Remember that hard money loans are customized to the specific loan request. Some investors are only comfortable lending money for a nine to 12-month period, and these may not be the right hard money lenders to turn to for all situations. Others are far more flexible. Remember that hard money lenders and private investors are investing their own funds into your project. They may have other plans in mind for their funds in a year or two. It is wise to determine the ideal term length that you need before speaking to hard money lenders. Be up-front about the desired loan term so that you can find the right hard money lender to work with.

Amortization
While the term length is how long the loan remains in place, the amortization period describes how the debt is paid off over time. A fully-amortized, 30-year loan is common with a residential loan on an owner-occupied home. This means that you will make 30 years of monthly loan payments, and at the end of the 30-year period, the loan balance will be fully repaid. A hard money loan does not work in this way.

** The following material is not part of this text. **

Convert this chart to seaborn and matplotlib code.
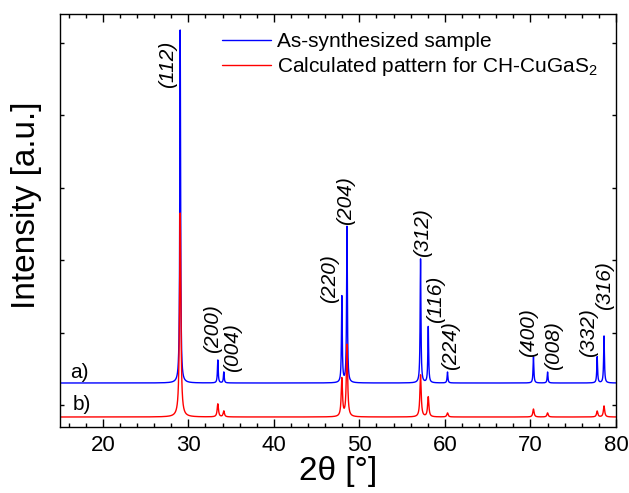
import numpy as np
import pandas as pd
import matplotlib
matplotlib.use("Agg")
import matplotlib.pyplot as plt
from matplotlib.ticker import MultipleLocator
import seaborn as sns

# ---------------- data ----------------
hkl = ["(112)", "(200)", "(004)", "(220)", "(204)", "(312)",
       "(116)", "(224)", "(400)", "(008)", "(332)", "(316)"]
peak_2theta = [29.05, 33.45, 34.15, 47.95, 48.55, 57.15,
               58.05, 60.30, 70.35, 72.00, 77.80, 78.60]
# relative peak heights (% of strongest peak)
sample_rel = [100.0, 6.5, 3.1, 24.4, 44.2, 35.1, 15.9, 3.1, 7.4, 3.1, 7.4, 13.3]
calc_rel = [100.0, 6.4, 2.9, 18.6, 35.3, 20.6, 9.8, 2.0, 3.9, 2.0, 2.9, 5.4]
x_ticks = [20, 30, 40, 50, 60, 70, 80]
series_names = ["As-synthesized sample", "Calculated pattern for CH-CuGaS$_2$"]
trace_tags = ["a)", "b)"]

# ---------------- styling / layout ----------------
sns.set_style("ticks")
plt.rcParams["font.family"] = ["Liberation Sans", "DejaVu Sans"]
plt.rcParams["mathtext.fontset"] = "custom"
plt.rcParams["mathtext.rm"] = "Liberation Sans"
plt.rcParams["mathtext.it"] = "Liberation Sans:italic"
plt.rcParams["text.color"] = "black"
plt.rcParams["axes.labelcolor"] = "black"
plt.rcParams["xtick.color"] = "black"
plt.rcParams["ytick.color"] = "black"

PX = 72.4  # pixels per y unit
sample_base, calc_base = 22 / PX, -12 / PX
sample_scale, calc_scale = 353 / PX / 100, 204 / PX / 100

grid = np.arange(15.0, 80.0001, 0.005)


def profile(rel, scale, base, hw):
    y = np.full_like(grid, base)
    for p, h in zip(peak_2theta, rel):
        y += h * scale / (1 + ((grid - p) / hw) ** 2)
    return y


df = pd.concat([
    pd.DataFrame({"2theta": grid, "I": profile(sample_rel, sample_scale, sample_base, 0.055),
                  "pattern": series_names[0]}),
    pd.DataFrame({"2theta": grid, "I": profile(calc_rel, calc_scale, calc_base, 0.09),
                  "pattern": series_names[1]}),
])

fig = plt.figure(figsize=(6.29, 4.93), dpi=100)
ax = fig.add_axes([60 / 629, (493 - 427) / 493, 556 / 629, 413 / 493])

colors = ["#0000ff", "#ff0000"]
for name, c in zip(series_names, colors):
    sns.lineplot(data=df[df["pattern"] == name], x="2theta", y="I", color=c,
                 lw=1.0, ax=ax, label=name, estimator=None, sort=False)

ax.set_xlim(15, 80)
ax.set_ylim(-22 / PX, 391 / PX)
ax.set_xticks(x_ticks)
ax.xaxis.set_minor_locator(MultipleLocator(2))
ax.yaxis.set_major_locator(MultipleLocator(1))
ax.tick_params(axis="x", which="major", direction="in", length=5.8, width=1,
               top=True, labelsize=16, pad=6, colors="black")
ax.tick_params(axis="x", which="minor", direction="in", length=3, width=1, top=True,
               colors="black")
ax.tick_params(axis="y", which="major", direction="in", length=3, width=1,
               right=True, labelleft=False, colors="black")
for s in ax.spines.values():
    s.set_linewidth(1.0)
    s.set_color("black")

ax.set_xlabel("2θ [°]", fontsize=24, color="black")
ax.set_ylabel("Intensity [a.u.]", fontsize=24, color="black")
ax.xaxis.set_label_coords(0.5, -0.07)
ax.yaxis.set_label_coords(-0.033, 0.537)

# peak labels
offsets = [(-13, -58), (-5, 7), (9, 0), (-12, -6), (-1, 2), (2, 2),
           (7, 4), (3, 2), (-5, 0), (6, 2), (-9, 0), (0, 26)]
for lab, p, h, (dx, dy) in zip(hkl, peak_2theta, sample_rel, offsets):
    ax.annotate(lab, xy=(p, sample_base + h * sample_scale), xytext=(dx, dy),
                textcoords="offset pixels", rotation=90, ha="center", va="bottom",
                fontsize=15, fontstyle="italic", color="black")

ax.text(17.28, sample_base + 11 / PX, trace_tags[0], fontsize=15, ha="center", va="center",
        color="black")
ax.text(17.5, calc_base + 12 / PX, trace_tags[1], fontsize=15, ha="center", va="center",
        color="black")

leg = ax.legend(loc="upper left", bbox_to_anchor=((222 - 60) / 556, (427 - 32) / 413),
                frameon=False, fontsize=15, handlelength=2.35, handletextpad=0.3,
                borderaxespad=0, borderpad=0, labelspacing=0.2)
for t in leg.get_texts():
    t.set_color("black")

fig.savefig("out.png", dpi=100)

Typically, a hard money loan is an interest-only loan, or it may have a very large balloon payment due at the end of the loan term. Therefore, while the interest rate on a hard money loan may be higher than what is offered by traditional lenders, the loan payments are typically rather affordable. While it is important to understand what the monthly loan payment will be for your hard money loan, it is also important to understand if the payment includes only interest charges or if a portion of the principle will also be repaid.

Fixed or Adjustable Rate
Another factor to consider is if the interest rate is fixed or adjustable. A fixed rate is not common with hard money loans, but it can be desirable for many applicants. This is because it ensures a stable payment amount throughout the life of the loan. An adjustable rate is more common. Both the index and the spread for an adjustable rate can vary from lender to lender. If your lender offers an adjustable rate, pay attention to the floor and ceiling. Always ensure that you can afford to pay the adjustable rate if the rate skyrockets to the maximum level allowed per the loan terms.

Some applicants are so thrilled to have found a lender who will extend them a loan that they fail to analyze loan terms or to compare offers. Always verify that the loan terms offered to you are suitable for your plans. If not, consider negotiating terms or shopping around.